- THE INPUT -

*****

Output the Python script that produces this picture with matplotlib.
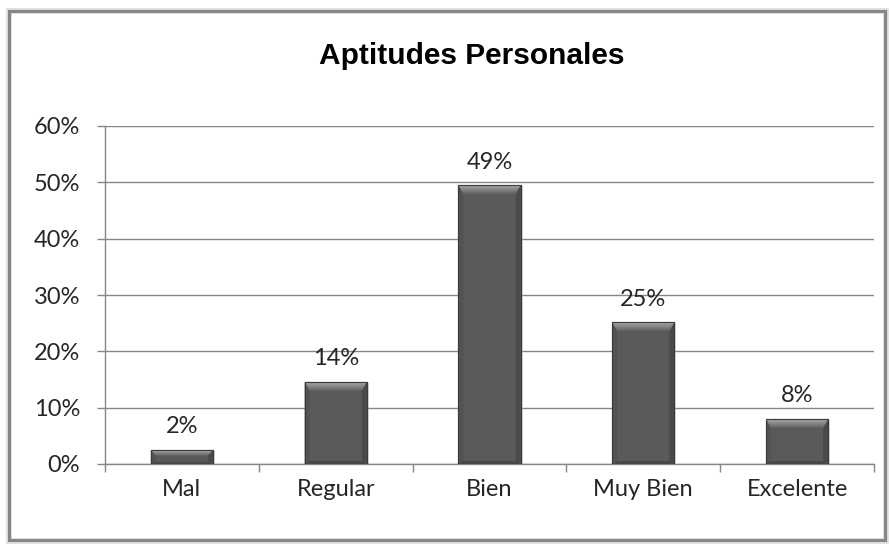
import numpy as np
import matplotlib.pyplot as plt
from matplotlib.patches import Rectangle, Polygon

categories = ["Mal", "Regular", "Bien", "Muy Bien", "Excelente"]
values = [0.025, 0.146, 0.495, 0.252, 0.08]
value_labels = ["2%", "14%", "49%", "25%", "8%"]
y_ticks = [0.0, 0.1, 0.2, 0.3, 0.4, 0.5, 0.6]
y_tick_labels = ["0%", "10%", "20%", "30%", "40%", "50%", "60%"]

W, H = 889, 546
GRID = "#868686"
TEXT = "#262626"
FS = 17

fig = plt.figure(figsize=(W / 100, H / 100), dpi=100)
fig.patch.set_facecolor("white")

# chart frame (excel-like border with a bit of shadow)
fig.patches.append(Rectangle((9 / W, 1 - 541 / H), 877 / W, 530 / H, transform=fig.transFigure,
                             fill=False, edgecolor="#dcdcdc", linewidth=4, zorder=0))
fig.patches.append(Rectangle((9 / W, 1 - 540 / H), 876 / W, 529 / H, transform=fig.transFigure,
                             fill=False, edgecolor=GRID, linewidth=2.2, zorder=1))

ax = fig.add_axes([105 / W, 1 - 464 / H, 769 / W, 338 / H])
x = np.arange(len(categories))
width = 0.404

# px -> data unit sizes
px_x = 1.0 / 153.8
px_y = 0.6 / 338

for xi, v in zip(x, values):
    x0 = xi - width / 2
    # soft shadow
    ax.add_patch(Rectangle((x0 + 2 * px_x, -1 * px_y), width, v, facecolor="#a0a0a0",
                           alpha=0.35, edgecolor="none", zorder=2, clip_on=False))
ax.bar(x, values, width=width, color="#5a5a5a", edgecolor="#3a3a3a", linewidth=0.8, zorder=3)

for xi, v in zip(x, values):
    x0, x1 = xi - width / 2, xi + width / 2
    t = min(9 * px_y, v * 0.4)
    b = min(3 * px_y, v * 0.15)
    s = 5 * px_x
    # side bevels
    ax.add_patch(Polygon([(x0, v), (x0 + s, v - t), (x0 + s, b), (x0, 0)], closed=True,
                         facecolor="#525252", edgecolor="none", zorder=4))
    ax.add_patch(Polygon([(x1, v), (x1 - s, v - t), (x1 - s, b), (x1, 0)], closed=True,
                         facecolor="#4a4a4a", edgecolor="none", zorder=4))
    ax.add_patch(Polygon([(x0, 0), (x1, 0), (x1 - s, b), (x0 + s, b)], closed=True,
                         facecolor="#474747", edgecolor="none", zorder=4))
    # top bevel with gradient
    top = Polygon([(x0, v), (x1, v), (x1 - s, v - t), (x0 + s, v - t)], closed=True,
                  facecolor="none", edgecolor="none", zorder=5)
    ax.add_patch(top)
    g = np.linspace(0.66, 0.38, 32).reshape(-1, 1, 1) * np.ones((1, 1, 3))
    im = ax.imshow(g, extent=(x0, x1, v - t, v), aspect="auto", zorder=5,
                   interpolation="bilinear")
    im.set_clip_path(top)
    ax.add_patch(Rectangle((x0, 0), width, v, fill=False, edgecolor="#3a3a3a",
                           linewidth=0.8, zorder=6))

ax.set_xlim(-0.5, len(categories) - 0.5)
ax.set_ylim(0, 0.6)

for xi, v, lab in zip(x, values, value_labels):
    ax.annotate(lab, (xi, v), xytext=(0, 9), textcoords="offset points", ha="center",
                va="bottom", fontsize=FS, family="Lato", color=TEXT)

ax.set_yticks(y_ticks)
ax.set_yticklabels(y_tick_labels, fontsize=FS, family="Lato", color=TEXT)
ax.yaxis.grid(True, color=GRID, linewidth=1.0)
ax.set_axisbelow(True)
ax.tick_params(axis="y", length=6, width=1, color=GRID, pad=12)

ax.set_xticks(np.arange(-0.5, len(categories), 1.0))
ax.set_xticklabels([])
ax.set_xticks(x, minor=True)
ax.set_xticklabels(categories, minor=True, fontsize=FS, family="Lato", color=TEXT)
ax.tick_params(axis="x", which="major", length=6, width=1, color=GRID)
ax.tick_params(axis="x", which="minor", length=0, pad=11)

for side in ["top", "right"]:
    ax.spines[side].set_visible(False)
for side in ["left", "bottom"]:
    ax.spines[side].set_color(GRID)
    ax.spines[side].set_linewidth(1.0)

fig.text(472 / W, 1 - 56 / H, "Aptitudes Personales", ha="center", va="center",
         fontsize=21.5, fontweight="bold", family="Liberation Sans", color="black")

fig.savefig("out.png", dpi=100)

*****

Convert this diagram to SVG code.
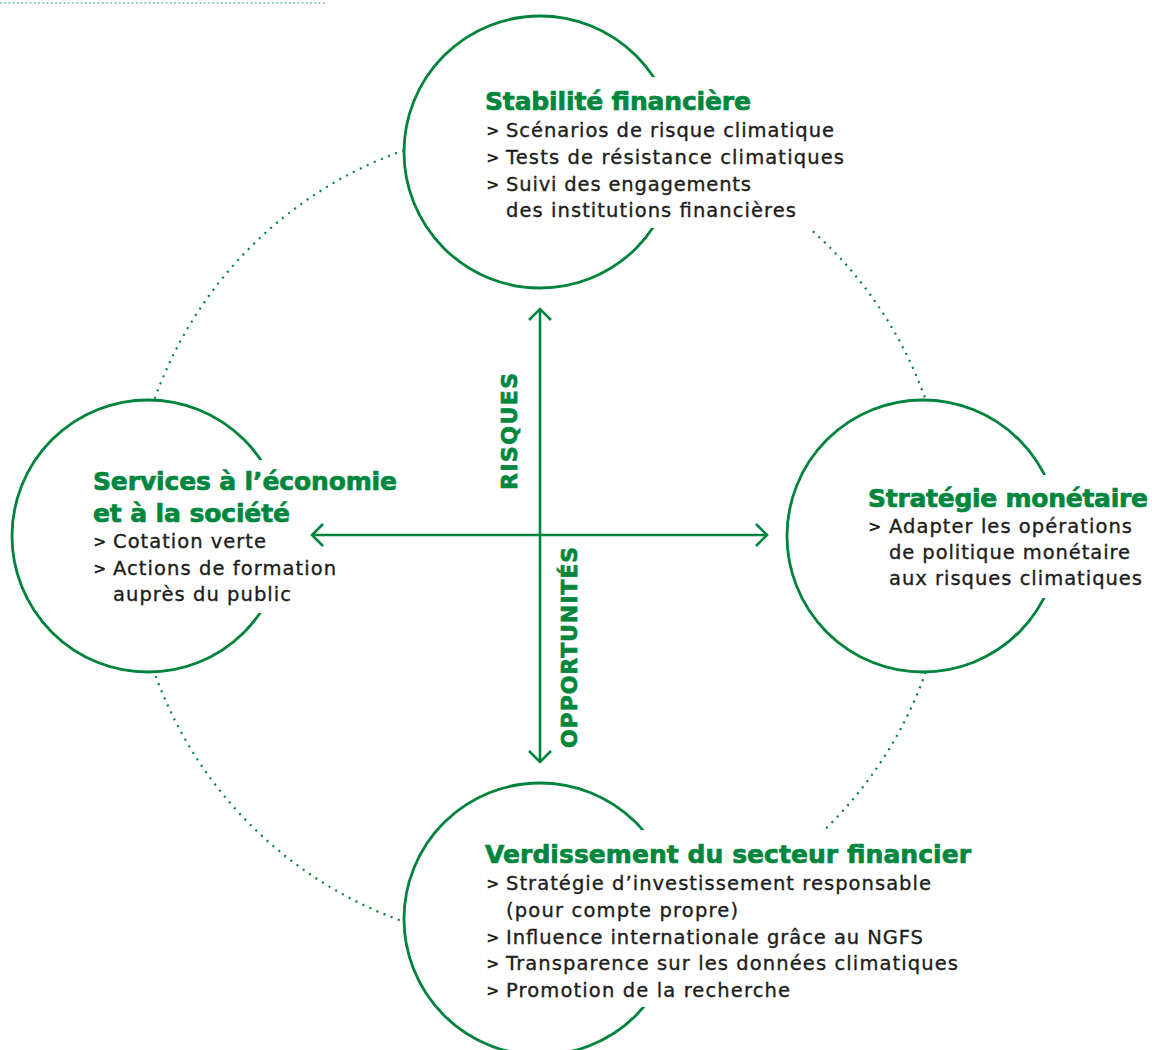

*****

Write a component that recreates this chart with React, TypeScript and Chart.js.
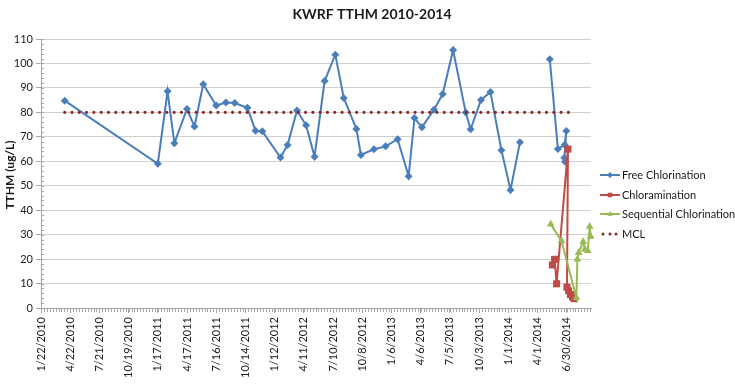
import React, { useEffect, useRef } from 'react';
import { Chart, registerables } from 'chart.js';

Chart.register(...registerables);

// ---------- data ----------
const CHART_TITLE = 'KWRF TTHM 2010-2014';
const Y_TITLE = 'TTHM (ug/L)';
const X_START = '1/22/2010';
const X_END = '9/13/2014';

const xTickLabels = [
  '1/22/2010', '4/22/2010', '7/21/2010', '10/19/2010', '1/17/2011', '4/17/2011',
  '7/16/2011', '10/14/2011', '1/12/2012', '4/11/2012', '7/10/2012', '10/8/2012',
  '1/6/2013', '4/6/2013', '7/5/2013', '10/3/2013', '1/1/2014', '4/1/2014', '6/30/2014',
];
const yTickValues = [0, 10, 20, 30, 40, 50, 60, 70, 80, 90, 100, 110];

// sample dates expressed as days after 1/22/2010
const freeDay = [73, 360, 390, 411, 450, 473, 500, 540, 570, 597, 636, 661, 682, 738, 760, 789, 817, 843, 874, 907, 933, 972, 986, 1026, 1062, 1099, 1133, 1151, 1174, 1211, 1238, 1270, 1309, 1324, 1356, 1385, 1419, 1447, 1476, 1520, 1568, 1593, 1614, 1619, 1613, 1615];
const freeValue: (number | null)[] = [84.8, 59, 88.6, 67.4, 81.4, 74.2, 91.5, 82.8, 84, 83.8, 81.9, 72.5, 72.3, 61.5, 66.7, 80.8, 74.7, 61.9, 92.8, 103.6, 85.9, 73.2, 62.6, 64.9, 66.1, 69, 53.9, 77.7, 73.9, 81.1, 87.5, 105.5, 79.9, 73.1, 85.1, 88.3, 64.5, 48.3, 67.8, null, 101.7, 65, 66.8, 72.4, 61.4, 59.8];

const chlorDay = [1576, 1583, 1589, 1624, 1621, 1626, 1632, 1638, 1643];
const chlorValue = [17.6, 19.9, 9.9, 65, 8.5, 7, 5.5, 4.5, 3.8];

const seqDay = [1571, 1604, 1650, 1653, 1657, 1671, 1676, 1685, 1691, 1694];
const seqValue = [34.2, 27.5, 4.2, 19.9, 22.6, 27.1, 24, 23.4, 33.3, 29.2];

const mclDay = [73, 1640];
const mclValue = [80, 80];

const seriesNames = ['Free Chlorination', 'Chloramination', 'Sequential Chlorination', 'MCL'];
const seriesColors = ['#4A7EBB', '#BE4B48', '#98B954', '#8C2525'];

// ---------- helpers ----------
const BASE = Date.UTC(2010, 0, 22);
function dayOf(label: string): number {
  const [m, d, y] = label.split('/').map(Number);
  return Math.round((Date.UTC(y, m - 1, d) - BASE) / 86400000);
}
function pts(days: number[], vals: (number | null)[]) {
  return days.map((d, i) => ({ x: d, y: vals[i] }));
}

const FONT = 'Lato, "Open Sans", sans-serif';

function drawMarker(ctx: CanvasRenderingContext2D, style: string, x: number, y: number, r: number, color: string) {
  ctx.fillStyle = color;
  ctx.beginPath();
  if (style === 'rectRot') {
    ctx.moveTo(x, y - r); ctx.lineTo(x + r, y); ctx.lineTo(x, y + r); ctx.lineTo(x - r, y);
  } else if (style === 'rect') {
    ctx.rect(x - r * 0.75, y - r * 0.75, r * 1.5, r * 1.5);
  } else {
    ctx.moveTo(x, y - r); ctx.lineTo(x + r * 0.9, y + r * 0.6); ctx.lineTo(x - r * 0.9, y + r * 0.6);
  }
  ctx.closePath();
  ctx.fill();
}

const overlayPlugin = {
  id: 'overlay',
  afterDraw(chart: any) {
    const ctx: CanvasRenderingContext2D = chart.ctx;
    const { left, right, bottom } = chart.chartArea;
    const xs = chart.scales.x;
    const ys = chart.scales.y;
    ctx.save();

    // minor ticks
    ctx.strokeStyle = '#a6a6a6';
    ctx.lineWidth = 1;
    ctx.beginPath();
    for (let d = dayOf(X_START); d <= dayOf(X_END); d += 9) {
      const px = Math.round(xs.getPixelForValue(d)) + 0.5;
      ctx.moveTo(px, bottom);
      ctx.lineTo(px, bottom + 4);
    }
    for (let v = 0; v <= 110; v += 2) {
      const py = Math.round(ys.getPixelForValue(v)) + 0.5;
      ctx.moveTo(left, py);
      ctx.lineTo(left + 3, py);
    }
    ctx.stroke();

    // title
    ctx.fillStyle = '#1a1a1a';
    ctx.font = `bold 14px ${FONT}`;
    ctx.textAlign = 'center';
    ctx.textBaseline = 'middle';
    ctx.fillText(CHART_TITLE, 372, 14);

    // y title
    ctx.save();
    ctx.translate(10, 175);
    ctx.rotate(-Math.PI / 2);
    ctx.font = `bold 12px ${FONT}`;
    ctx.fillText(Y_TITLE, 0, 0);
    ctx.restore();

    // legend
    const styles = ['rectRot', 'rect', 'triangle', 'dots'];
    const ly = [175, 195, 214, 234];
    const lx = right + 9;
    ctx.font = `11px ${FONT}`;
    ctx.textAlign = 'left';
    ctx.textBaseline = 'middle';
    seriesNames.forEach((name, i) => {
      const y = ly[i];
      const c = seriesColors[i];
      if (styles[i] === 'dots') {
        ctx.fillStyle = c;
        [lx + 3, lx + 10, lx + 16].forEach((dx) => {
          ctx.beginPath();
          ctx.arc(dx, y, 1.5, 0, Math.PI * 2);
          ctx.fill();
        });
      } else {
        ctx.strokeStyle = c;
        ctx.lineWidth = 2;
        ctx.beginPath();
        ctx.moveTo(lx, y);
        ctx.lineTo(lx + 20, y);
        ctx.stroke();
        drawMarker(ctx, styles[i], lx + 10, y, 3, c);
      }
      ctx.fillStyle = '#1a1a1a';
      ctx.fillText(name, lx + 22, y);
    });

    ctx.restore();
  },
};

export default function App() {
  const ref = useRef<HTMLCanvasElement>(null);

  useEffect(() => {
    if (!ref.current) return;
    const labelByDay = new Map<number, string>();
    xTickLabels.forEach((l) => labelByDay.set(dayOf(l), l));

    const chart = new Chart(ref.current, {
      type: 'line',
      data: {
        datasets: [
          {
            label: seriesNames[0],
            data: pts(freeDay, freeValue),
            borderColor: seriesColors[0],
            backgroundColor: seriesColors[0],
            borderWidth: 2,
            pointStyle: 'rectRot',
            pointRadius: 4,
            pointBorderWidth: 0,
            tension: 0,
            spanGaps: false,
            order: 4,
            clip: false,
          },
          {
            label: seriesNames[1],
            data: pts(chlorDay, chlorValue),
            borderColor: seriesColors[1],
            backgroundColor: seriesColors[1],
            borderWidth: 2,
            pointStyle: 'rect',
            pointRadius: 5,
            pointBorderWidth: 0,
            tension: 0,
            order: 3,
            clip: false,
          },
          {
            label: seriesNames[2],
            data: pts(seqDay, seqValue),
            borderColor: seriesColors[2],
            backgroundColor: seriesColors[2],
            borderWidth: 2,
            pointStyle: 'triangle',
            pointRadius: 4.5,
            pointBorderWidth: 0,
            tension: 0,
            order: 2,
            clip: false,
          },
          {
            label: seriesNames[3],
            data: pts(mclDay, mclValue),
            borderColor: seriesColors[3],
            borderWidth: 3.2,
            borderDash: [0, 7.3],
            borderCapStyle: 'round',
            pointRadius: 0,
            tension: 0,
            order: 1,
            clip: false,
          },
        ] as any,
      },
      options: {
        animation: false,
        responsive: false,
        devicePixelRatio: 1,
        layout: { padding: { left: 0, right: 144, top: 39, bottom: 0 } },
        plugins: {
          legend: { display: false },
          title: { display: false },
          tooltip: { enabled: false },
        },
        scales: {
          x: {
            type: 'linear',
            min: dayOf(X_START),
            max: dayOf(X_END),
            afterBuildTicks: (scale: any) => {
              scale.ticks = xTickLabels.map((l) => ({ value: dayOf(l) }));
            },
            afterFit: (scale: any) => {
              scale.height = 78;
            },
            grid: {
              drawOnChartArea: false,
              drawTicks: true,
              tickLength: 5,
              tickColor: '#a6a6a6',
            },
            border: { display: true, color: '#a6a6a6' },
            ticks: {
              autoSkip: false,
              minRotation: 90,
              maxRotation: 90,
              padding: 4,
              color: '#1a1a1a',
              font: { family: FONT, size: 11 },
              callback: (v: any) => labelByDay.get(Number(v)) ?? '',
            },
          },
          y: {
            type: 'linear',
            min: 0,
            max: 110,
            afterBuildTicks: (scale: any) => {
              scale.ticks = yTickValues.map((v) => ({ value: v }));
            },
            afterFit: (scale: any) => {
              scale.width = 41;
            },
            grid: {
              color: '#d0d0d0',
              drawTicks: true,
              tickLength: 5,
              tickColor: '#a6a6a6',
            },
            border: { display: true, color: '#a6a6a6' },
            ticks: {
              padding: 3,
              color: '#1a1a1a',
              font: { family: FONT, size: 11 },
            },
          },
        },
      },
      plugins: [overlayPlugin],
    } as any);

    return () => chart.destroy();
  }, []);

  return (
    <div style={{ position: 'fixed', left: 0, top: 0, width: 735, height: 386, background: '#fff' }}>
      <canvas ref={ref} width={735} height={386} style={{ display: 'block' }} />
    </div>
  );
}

*****

- INSTRUCTIONS FOR THE TASK -
Your task is to reproduce only the lines from the one with "Output the Python" through the one with "from matplotlib.patches import", keeping both ends. Skip every picture.

- FULL OUTPUT -
Output the Python script that produces this picture with matplotlib.
import numpy as np
import matplotlib.pyplot as plt
from matplotlib.patches import Rectangle, Polygon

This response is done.